PPF owners Peter Kellner and Jiri Smejc are in talks with M.Video principal owner and president Alexander Tynkovan, an acquaintance of the Czechs told Vedomosti. An M.Video source confirmed the negotiations.

M.Video can hold a secondary share issue and use the proceeds to pay the full or partial amount for PPF's Eldorado.

Tynkovan did not deny the possibility of merging with Eldorado.

"We see the possibility of merging our company with Eldorado as one option for market development," he said. The deal could be closed in the next one to three years.
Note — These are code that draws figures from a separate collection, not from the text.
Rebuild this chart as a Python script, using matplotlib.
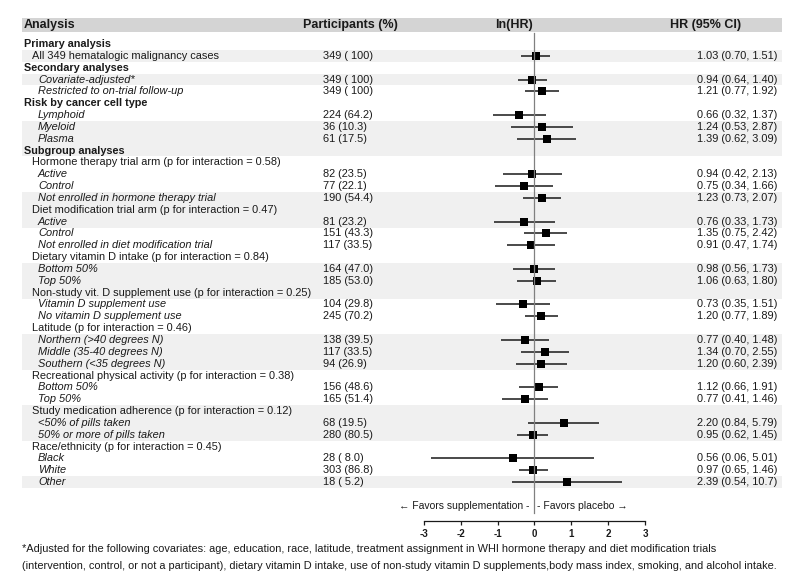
import numpy as np
import matplotlib
matplotlib.use("Agg")
import matplotlib.pyplot as plt
from matplotlib.transforms import blended_transform_factory

plt.rcParams["font.family"] = ["Liberation Sans", "DejaVu Sans"]

# ---- table content ----
labels = [
    "Primary analysis",
    "All 349 hematalogic malignancy cases",
    "Secondary analyses",
    "Covariate-adjusted*",
    "Restricted to on-trial follow-up",
    "Risk by cancer cell type",
    "Lymphoid",
    "Myeloid",
    "Plasma",
    "Subgroup analyses",
    "Hormone therapy trial arm (p for interaction = 0.58)",
    "Active",
    "Control",
    "Not enrolled in hormone therapy trial",
    "Diet modification trial arm (p for interaction = 0.47)",
    "Active",
    "Control",
    "Not enrolled in diet modification trial",
    "Dietary vitamin D intake (p for interaction = 0.84)",
    "Bottom 50%",
    "Top 50%",
    "Non-study vit. D supplement use (p for interaction = 0.25)",
    "Vitamin D supplement use",
    "No vitamin D supplement use",
    "Latitude (p for interaction = 0.46)",
    "Northern (>40 degrees N)",
    "Middle (35-40 degrees N)",
    "Southern (<35 degrees N)",
    "Recreational physical activity (p for interaction = 0.38)",
    "Bottom 50%",
    "Top 50%",
    "Study medication adherence (p for interaction = 0.12)",
    "<50% of pills taken",
    "50% or more of pills taken",
    "Race/ethnicity (p for interaction = 0.45)",
    "Black",
    "White",
    "Other",
]
# 0 = section header, 1 = group line, 2 = subgroup (italic)
levels = [0, 1, 0, 2, 2, 0, 2, 2, 2, 0,
          1, 2, 2, 2, 1, 2, 2, 2, 1, 2, 2, 1, 2, 2,
          1, 2, 2, 2, 1, 2, 2, 1, 2, 2, 1, 2, 2, 2]
n_cases = [None, 349, None, 349, 349, None, 224, 36, 61, None,
           None, 82, 77, 190, None, 81, 151, 117, None, 164, 185, None, 104, 245,
           None, 138, 117, 94, None, 156, 165, None, 68, 280, None, 28, 303, 18]
pct = [None, 100, None, 100, 100, None, 64.2, 10.3, 17.5, None,
       None, 23.5, 22.1, 54.4, None, 23.2, 43.3, 33.5, None, 47.0, 53.0, None, 29.8, 70.2,
       None, 39.5, 33.5, 26.9, None, 48.6, 51.4, None, 19.5, 80.5, None, 8.0, 86.8, 5.2]
hr = [None, 1.03, None, 0.94, 1.21, None, 0.66, 1.24, 1.39, None,
      None, 0.94, 0.75, 1.23, None, 0.76, 1.35, 0.91, None, 0.98, 1.06, None, 0.73, 1.20,
      None, 0.77, 1.34, 1.20, None, 1.12, 0.77, None, 2.20, 0.95, None, 0.56, 0.97, 2.39]
ci_lo = [None, 0.70, None, 0.64, 0.77, None, 0.32, 0.53, 0.62, None,
         None, 0.42, 0.34, 0.73, None, 0.33, 0.75, 0.47, None, 0.56, 0.63, None, 0.35, 0.77,
         None, 0.40, 0.70, 0.60, None, 0.66, 0.41, None, 0.84, 0.62, None, 0.06, 0.65, 0.54]
ci_hi = [None, 1.51, None, 1.40, 1.92, None, 1.37, 2.87, 3.09, None,
         None, 2.13, 1.66, 2.07, None, 1.73, 2.42, 1.74, None, 1.73, 1.80, None, 1.51, 1.89,
         None, 1.48, 2.55, 2.39, None, 1.91, 1.46, None, 5.79, 1.45, None, 5.01, 1.46, 10.7]

x_ticks = [-3, -2, -1, 0, 1, 2, 3]

footnote = [
    "*Adjusted for the following covariates: age, education, race, latitude, treatment "
    "assignment in WHI hormone therapy and diet modification trials",
    "(intervention, control, or not a participant), dietary vitamin D intake, use of "
    "non-study vitamin D supplements,body mass index, smoking, and alcohol intake.",
]

SHADED_ROWS = [2, 4, 8, 9, 10, 14, 15, 16, 20, 21, 22, 26, 27, 28, 32, 33, 34, 38]

# ---- layout (pixels of an 800x588 canvas) ----
W, H = 800, 588
ROW0_PX, ROW_PX = 44, 11.84
AX_TOP, AX_BOT = 18, 521
TAB_L, TAB_R = 22, 782
XM3_PX, XP3_PX = 424, 645
TEXT = "#1a1a1a"


def row_of(px):
    return 1 + (px - ROW0_PX) / ROW_PX


def fmt_hr(v):
    return f"{v:.2f}" if v < 10 else f"{v:.1f}"


def fmt_n(n, p):
    ps = f"{p:4.0f}" if p >= 100 else f"{p:4.1f}"
    return f"{n} ({ps})"


fig = plt.figure(figsize=(W / 100, H / 100), dpi=100)
ax = fig.add_axes([TAB_L / W, 1 - AX_BOT / H, (TAB_R - TAB_L) / W, (AX_BOT - AX_TOP) / H])
unit = (XP3_PX - XM3_PX) / 6
ax.set_xlim(-3 - (XM3_PX - TAB_L) / unit, 3 + (TAB_R - XP3_PX) / unit)
ax.set_ylim(row_of(AX_BOT), row_of(AX_TOP))

for s in ["top", "left", "right"]:
    ax.spines[s].set_visible(False)
ax.spines["bottom"].set_bounds(-3, 3)
ax.spines["bottom"].set_linewidth(0.9)
ax.spines["bottom"].set_color(TEXT)
ax.set_yticks([])
ax.set_xticks(x_ticks)
ax.set_xticklabels([str(t) for t in x_ticks], fontweight="bold")
ax.tick_params(axis="x", direction="out", length=3, width=0.9, labelsize=7, pad=3,
               colors=TEXT)

# bands
ax.axhspan(row_of(18), row_of(32), color="#d4d4d4", lw=0, zorder=0)
for r in SHADED_ROWS:
    ax.axhspan(r - 0.5, r + 0.5, color="#f0f0f0", lw=0, zorder=0)

tr = blended_transform_factory(fig.transFigure, ax.transData)
hy = row_of(25)
ax.text(24 / W, hy, "Analysis", transform=tr, fontsize=9, fontweight="bold",
        va="center", color=TEXT)
ax.text(303 / W, hy, "Participants (%)", transform=tr, fontsize=9, fontweight="bold",
        va="center", color=TEXT)
ax.text(533 / W, hy, "ln(HR)", transform=tr, fontsize=9, fontweight="bold",
        va="center", ha="right", color=TEXT)
ax.text(706 / W, hy, "HR (95% CI)", transform=tr, fontsize=9, fontweight="bold",
        va="center", ha="center", color=TEXT)

indent = {0: 24, 1: 31.5, 2: 38}
for i, lab in enumerate(labels):
    r = i + 1
    lev = levels[i]
    kw = dict(transform=tr, va="center", fontsize=7.9, color=TEXT)
    if lev == 0:
        kw["fontweight"] = "bold"
        kw["fontsize"] = 7.8
    elif lev == 2:
        kw["fontstyle"] = "italic"
    ax.text(indent[lev] / W, r, lab, **kw)
    if hr[i] is None:
        continue
    ax.text(323 / W, r, fmt_n(n_cases[i], pct[i]), transform=tr, va="center",
            fontsize=7.9, color=TEXT)
    ax.text(697 / W, r, f"{fmt_hr(hr[i])} ({fmt_hr(ci_lo[i])}, {fmt_hr(ci_hi[i])})",
            transform=tr, va="center", fontsize=7.9, color=TEXT)
    ax.plot(np.log([ci_lo[i], ci_hi[i]]), [r, r], color="#2b2b2b", lw=1.2,
            solid_capstyle="butt", zorder=3)
    ax.plot(np.log(hr[i]), r, marker="s", ms=5.8, color="black", mew=0, zorder=4)

# reference line at ln(HR) = 0, drawn over the markers
axh = AX_BOT - AX_TOP
ax.axvline(0, ymin=(AX_BOT - 513) / axh, ymax=(AX_BOT - 33) / axh,
           color="#808080", lw=0.9, zorder=5)

fy = row_of(506)
ax.text(-0.14, fy, "\u2190 Favors supplementation -", ha="right", va="center",
        fontsize=7.5, color=TEXT)
ax.text(0.08, fy, "- Favors placebo \u2192", ha="left", va="center",
        fontsize=7.5, color=TEXT)

fig.text(22 / W, 1 - 549 / H, footnote[0], fontsize=7.93, va="center", color=TEXT)
fig.text(22 / W, 1 - 566 / H, footnote[1], fontsize=7.93, va="center", color=TEXT)

fig.savefig("out.png", dpi=100)
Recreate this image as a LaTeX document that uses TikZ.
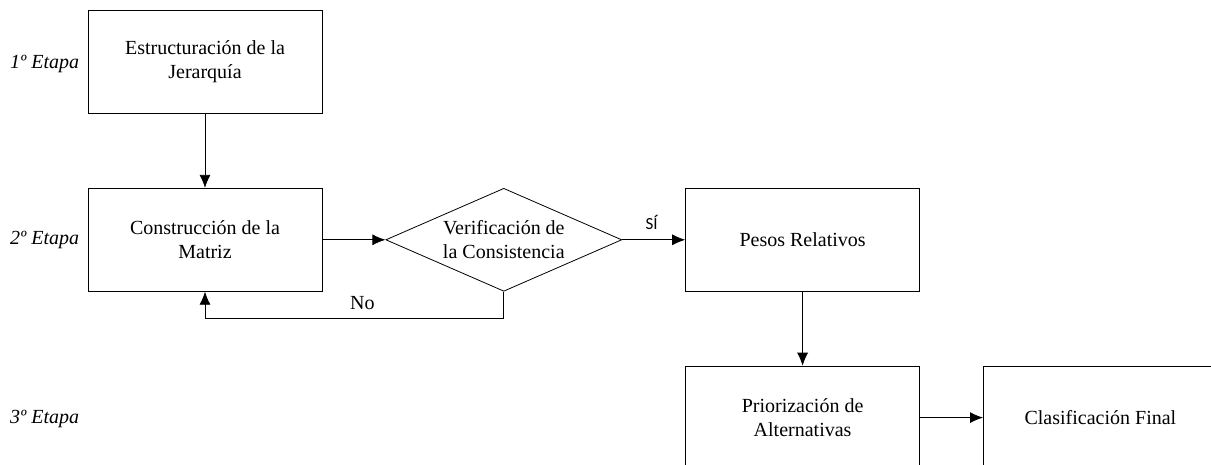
\documentclass[tikz,border=0pt]{standalone}
\usepackage{fontspec}
\setmainfont{Liberation Serif}
\newfontfamily\yesfont{Carlito}
\usetikzlibrary{arrows.meta}
\usetikzlibrary{positioning,shapes.geometric}

\begin{document}
\begin{tikzpicture}[
x=1pt, y=1pt,
node distance=74pt and 63pt,
StepBox/.style={draw=black, line width=0.8pt, minimum width=234pt, minimum height=103pt, inner sep=0pt, align=center, font=\fontsize{20}{24}\selectfont},
Check/.style={diamond, draw=black, line width=0.8pt, aspect=2.3, minimum width=236pt, minimum height=103pt, inner sep=0pt, align=center, font=\fontsize{20}{24}\selectfont},
Stage/.style={anchor=base west, inner sep=0pt, font=\fontsize{20}{24}\selectfont\itshape},
Answer/.style={anchor=base, inner sep=0pt},
Flow/.style={-{Latex[length=13pt, width=11pt]}, line width=0.8pt}
]
\useasboundingbox (0,0) rectangle (1211,-465);
\clip (0,0) rectangle (1211,-465);

% stages
\node [Stage] (stage1) at (10,-68.5) {1º Etapa};
\node [Stage] (stage2) at (10,-245) {2º Etapa};
\node [Stage] (stage3) at (10,-423) {3º Etapa};

% boxes
\node [StepBox] (jerarquia) at (205,-62) {Estructuración de la\\Jerarquía};
\node [StepBox, below=of jerarquia] (matriz) {Construcción de la\\Matriz};
\node [Check, right=of matriz] (consist) {Verificación de\\la Consistencia};
\node [StepBox, right=of consist] (pesos) {Pesos Relativos};
\node [StepBox, below=of pesos] (prior) {Priorización de\\Alternativas};
\node [StepBox, right=of prior] (final) {Clasificación Final};

\coordinate (back) at ([yshift=-27pt]consist.south);

\draw [Flow] (jerarquia) -- (matriz);
\draw [Flow] (matriz) -- (consist);
\draw [Flow] (consist) -- node[Answer, yshift=10pt, xshift=-2pt, font=\yesfont\fontsize{17}{20}\selectfont] {SÍ} (pesos);
\draw [Flow] (consist.south) -- (back) -| node[Answer, pos=0.25, yshift=9pt, xshift=8pt, font=\fontsize{20}{24}\selectfont] {No} (matriz.south);
\draw [Flow] (pesos) -- (prior);
\draw [Flow] (prior) -- (final);

\end{tikzpicture}
\end{document}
There were 330 Eldorado stores in June 2011. Igor Yakovlev founded the company in 1994. In September 2008, he sold a controlling stake to PPF because of financial problems. Last week, the Czechs announced that their share had increased to 100 percent. According to PPF, Eldorado's 2010 turnover rose 15 percent to 80 billion rubles ($2.75 billion). The company is profitable, with a 6.1 percent EBITDA margin.

M.Video has 232 hypermarkets, of which 24 are owned directly, as of June. The company was founded in 1993 by father and son Anatoly and Alexander Tynkovan. In October 2007, M.Video held an initial public offering, floating about 30 percent of its shares. The remainder belongs to the Tynkovans and company chief executive Pavel Breyev. Its turnover was 86 billion rubles in 2010.

"Consolidation of Eldorado, which has an 18 to 19 percent market share, and M.Video, which has 23 to 24 percent, will create a very large electronic retailer with a share of about 45 percent. Their closest competitor, MediaMarkt, controls about 7 percent," a source in a large manufacturer of household appliances said.

A source at the Federal Anti-Monopoly Service said no petition for the purchase of Eldorado or M.Video had been received, but "the service will operate within the law, which sets the threshold of dominance at 35 percent."